==== ENTRIES SHOWN ====

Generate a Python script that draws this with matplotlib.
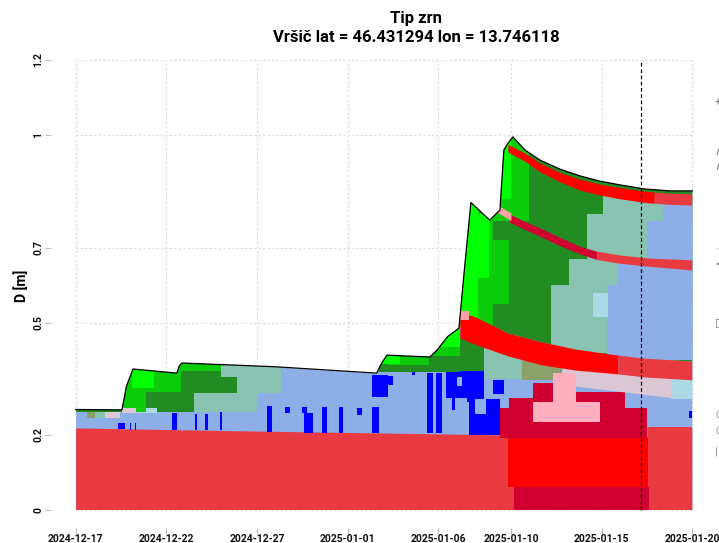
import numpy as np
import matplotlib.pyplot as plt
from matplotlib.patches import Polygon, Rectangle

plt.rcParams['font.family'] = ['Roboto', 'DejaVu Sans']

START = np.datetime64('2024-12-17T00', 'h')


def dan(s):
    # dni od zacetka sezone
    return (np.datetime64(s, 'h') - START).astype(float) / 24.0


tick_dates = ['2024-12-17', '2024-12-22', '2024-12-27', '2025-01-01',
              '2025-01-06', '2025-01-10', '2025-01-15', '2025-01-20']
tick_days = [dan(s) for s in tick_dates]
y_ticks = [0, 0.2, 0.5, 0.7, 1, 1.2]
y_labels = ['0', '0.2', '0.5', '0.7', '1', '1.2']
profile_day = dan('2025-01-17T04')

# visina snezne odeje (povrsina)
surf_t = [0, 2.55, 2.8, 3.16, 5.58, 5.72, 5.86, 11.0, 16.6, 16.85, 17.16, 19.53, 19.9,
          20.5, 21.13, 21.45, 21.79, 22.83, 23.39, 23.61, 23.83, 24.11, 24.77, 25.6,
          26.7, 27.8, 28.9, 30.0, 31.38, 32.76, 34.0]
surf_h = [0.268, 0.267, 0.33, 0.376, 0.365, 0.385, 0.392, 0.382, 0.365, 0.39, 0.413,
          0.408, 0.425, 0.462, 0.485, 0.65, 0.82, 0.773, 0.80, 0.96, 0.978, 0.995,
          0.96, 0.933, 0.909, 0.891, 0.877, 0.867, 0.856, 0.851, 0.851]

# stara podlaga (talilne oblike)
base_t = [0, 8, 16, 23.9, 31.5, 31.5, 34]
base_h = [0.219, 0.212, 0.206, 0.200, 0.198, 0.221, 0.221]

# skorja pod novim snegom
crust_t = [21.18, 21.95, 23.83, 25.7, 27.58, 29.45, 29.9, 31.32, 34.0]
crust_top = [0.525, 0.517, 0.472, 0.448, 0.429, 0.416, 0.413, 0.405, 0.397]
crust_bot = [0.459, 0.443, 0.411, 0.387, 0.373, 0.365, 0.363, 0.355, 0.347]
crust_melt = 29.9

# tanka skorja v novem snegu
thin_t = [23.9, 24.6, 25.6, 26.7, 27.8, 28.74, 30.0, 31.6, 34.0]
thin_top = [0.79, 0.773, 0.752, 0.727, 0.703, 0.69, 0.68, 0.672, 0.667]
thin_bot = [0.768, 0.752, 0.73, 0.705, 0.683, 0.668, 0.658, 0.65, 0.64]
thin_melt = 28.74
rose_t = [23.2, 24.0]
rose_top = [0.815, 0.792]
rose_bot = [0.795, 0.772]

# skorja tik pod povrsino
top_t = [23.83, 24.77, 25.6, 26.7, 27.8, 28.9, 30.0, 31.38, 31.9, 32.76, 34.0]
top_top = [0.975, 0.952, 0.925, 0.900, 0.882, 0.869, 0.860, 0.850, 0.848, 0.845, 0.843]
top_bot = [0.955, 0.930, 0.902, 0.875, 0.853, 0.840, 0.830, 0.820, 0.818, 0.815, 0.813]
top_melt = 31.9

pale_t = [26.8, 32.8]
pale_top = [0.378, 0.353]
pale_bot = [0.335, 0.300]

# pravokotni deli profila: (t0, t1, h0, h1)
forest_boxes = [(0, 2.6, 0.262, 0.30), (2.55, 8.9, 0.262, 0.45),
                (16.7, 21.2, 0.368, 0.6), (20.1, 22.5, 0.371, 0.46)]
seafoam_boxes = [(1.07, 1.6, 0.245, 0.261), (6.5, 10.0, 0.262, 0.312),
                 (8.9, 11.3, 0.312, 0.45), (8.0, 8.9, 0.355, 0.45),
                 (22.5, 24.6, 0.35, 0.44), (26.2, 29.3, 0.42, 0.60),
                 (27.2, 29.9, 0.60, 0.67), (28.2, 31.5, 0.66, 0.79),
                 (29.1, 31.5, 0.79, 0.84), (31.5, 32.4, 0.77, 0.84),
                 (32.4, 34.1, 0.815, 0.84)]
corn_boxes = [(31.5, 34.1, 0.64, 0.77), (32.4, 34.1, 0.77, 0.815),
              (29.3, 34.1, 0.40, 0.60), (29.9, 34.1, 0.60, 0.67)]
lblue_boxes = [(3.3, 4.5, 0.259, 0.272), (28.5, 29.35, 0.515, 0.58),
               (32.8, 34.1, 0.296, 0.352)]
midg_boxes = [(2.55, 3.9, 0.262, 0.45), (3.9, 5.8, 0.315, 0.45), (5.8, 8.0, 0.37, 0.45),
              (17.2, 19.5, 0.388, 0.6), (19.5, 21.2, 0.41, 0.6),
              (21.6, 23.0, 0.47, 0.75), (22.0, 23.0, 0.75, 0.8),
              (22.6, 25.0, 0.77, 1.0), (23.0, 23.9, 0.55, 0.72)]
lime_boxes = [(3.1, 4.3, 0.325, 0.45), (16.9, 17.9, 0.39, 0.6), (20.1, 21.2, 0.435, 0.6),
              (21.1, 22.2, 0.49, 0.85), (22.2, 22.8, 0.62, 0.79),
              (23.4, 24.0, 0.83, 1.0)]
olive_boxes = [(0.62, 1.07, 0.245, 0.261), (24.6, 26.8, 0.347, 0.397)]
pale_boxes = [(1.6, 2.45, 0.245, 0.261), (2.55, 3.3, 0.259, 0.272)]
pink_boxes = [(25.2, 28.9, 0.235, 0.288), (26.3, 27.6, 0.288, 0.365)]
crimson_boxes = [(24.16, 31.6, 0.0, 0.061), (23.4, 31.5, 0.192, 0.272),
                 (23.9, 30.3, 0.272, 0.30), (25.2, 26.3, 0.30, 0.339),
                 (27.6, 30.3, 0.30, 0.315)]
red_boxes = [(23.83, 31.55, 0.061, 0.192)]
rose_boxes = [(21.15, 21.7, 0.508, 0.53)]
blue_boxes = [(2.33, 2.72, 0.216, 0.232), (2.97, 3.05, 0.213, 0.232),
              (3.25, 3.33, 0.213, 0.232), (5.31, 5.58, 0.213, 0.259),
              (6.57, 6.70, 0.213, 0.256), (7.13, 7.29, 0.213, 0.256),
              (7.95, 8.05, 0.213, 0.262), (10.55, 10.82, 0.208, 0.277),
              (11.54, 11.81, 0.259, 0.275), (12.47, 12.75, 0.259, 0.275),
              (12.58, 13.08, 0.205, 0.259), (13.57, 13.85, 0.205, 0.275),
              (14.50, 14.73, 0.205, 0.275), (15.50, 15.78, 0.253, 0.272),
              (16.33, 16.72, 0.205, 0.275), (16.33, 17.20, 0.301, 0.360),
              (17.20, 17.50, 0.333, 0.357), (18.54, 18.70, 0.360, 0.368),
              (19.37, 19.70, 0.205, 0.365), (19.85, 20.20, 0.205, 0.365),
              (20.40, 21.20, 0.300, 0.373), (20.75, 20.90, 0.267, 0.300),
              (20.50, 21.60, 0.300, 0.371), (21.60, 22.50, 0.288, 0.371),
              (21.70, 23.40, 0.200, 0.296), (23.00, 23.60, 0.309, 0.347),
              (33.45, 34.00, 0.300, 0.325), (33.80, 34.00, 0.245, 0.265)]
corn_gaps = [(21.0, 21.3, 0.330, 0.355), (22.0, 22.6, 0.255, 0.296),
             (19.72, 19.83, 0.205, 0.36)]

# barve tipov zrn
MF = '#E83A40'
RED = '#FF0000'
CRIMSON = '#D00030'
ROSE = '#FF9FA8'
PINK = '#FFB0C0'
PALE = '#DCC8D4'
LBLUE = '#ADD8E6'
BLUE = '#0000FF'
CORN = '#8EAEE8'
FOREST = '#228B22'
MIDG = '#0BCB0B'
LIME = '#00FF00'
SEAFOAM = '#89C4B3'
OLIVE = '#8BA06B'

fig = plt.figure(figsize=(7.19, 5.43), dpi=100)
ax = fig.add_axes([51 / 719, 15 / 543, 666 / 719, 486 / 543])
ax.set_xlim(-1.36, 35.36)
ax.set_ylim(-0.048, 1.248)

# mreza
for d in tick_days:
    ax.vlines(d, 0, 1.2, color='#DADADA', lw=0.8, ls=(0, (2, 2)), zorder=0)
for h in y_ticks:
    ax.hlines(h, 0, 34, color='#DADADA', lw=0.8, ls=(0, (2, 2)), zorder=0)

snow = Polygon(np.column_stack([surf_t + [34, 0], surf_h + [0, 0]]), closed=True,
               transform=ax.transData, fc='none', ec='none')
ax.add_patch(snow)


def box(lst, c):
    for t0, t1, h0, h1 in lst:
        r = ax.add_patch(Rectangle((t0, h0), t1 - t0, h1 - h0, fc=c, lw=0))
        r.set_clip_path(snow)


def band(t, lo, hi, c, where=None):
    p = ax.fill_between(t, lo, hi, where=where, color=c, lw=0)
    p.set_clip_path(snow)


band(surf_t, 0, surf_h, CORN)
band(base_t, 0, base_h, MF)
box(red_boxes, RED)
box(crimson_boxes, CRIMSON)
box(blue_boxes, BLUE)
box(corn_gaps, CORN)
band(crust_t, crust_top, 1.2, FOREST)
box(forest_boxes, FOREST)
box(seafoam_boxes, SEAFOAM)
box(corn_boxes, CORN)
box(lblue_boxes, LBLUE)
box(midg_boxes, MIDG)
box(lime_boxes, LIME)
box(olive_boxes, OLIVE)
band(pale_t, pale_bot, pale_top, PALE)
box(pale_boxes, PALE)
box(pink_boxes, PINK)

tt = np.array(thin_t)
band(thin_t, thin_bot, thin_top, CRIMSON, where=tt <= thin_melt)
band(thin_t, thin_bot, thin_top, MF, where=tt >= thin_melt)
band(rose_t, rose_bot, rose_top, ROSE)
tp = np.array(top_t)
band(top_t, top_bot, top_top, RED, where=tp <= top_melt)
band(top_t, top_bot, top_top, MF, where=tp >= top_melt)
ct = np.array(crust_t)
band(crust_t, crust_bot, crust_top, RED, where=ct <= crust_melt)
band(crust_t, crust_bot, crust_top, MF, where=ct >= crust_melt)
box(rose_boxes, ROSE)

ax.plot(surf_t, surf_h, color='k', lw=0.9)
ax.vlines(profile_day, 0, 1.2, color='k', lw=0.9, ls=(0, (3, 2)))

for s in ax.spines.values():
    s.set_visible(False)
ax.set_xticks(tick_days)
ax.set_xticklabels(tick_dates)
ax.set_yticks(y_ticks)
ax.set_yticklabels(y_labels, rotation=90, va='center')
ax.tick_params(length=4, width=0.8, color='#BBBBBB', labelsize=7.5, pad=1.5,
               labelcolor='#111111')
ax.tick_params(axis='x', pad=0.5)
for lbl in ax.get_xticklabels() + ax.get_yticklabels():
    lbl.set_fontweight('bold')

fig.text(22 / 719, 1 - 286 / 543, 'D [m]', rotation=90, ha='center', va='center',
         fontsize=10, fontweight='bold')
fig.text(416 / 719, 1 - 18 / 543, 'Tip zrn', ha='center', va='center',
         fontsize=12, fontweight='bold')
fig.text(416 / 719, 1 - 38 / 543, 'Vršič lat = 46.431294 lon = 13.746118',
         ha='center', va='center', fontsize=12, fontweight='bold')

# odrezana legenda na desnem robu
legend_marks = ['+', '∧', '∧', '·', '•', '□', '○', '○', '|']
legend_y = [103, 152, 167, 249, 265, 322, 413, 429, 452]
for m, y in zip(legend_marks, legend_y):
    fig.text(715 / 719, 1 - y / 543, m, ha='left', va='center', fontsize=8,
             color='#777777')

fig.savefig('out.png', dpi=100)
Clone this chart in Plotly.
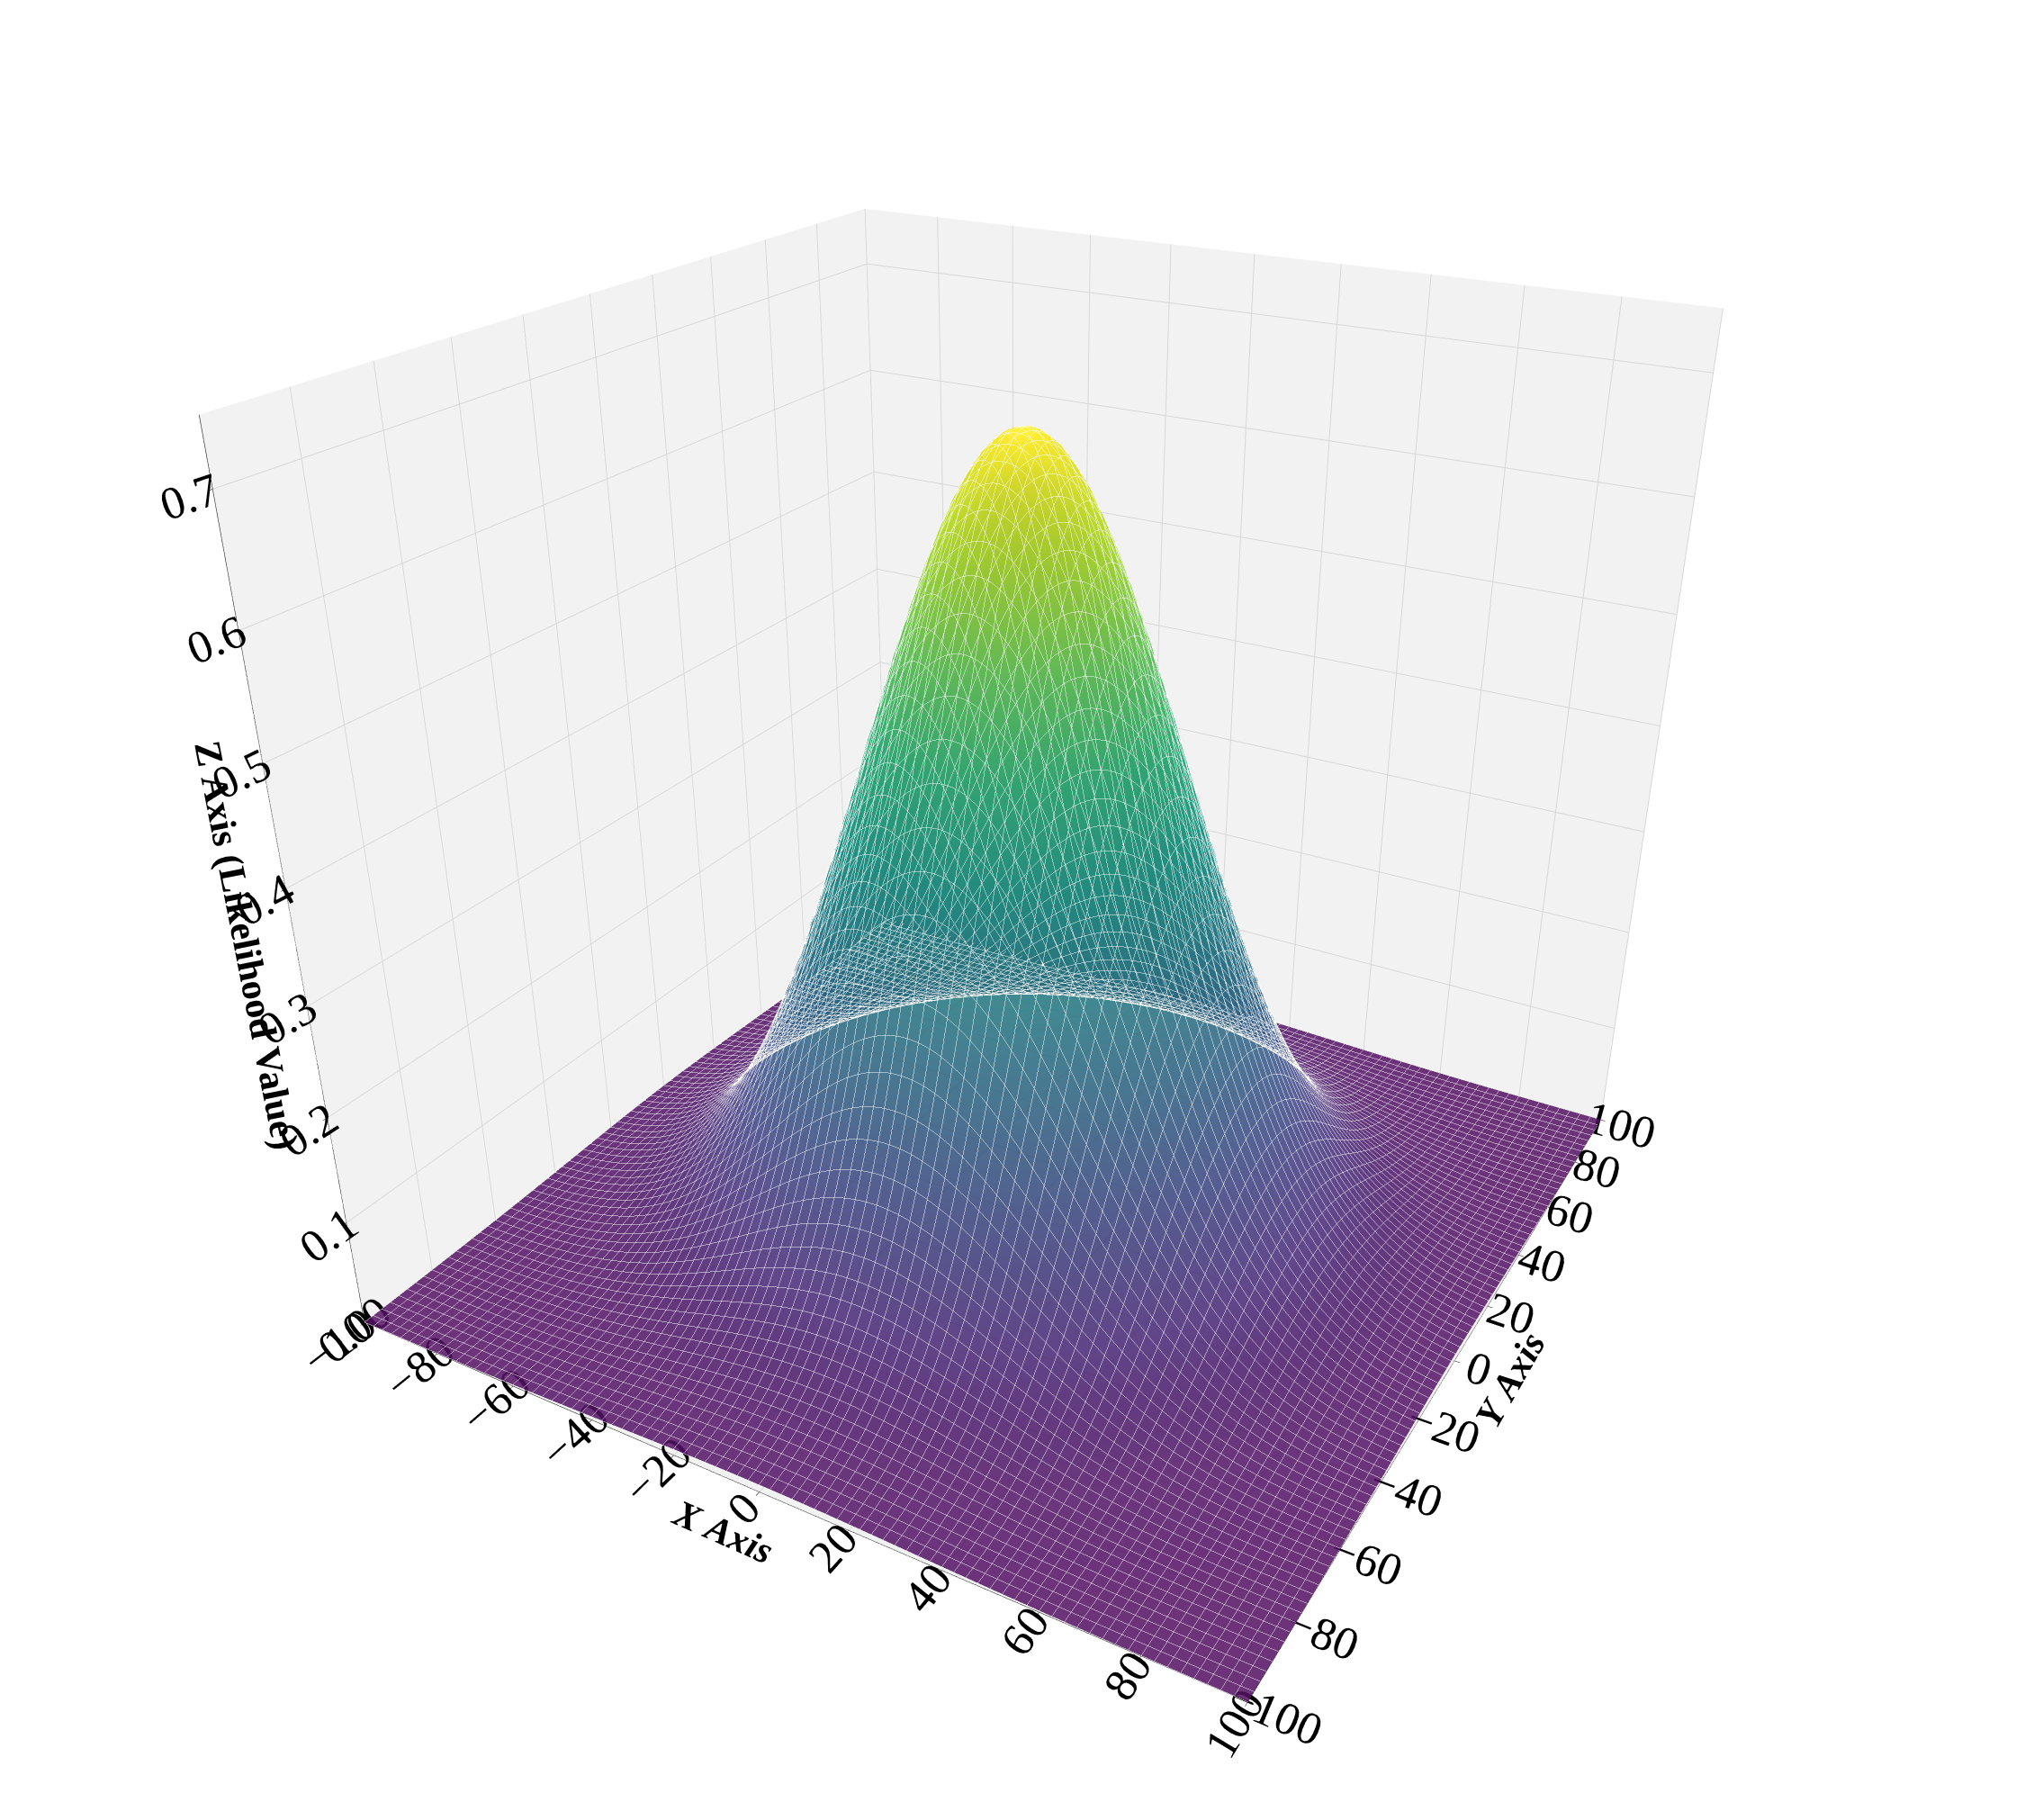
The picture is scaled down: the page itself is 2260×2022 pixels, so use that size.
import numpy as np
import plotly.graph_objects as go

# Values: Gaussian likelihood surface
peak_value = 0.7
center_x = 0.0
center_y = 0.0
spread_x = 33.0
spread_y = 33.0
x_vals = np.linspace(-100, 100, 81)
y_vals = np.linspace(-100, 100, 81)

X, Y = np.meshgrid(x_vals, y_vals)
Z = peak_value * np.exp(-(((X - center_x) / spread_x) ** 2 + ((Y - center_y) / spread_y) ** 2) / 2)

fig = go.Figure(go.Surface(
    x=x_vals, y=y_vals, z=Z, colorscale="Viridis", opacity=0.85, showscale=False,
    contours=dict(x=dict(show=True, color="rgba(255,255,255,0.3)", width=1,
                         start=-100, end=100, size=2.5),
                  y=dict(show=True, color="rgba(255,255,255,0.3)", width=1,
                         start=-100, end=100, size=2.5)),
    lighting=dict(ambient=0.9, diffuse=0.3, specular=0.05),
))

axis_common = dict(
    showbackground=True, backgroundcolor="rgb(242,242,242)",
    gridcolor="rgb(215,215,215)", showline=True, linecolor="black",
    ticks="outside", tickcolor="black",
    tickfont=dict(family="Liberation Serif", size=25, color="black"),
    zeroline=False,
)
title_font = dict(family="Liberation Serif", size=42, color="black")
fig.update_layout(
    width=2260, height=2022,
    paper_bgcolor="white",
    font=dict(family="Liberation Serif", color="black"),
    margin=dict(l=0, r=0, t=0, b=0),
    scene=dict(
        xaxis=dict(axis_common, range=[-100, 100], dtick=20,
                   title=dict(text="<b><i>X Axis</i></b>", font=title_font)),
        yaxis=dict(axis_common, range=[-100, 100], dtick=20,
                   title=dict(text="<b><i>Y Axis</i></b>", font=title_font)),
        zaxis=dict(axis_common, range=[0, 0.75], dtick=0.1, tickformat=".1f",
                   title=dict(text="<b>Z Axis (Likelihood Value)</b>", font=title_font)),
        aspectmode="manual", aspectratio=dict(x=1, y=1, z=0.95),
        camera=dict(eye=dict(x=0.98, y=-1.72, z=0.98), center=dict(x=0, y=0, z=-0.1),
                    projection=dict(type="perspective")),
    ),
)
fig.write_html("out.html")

====

■ WHAT IS ASKED:
Please quote the lines of the material, beginning with the first and ending with the one that contains "START = np.datetime64('2024-12-17T00', 'h')", exactly as written and without any pictures.

■ EXERCISE ANSWER:
Generate a Python script that draws this with matplotlib.
import numpy as np
import matplotlib.pyplot as plt
from matplotlib.patches import Polygon, Rectangle

plt.rcParams['font.family'] = ['Roboto', 'DejaVu Sans']

START = np.datetime64('2024-12-17T00', 'h')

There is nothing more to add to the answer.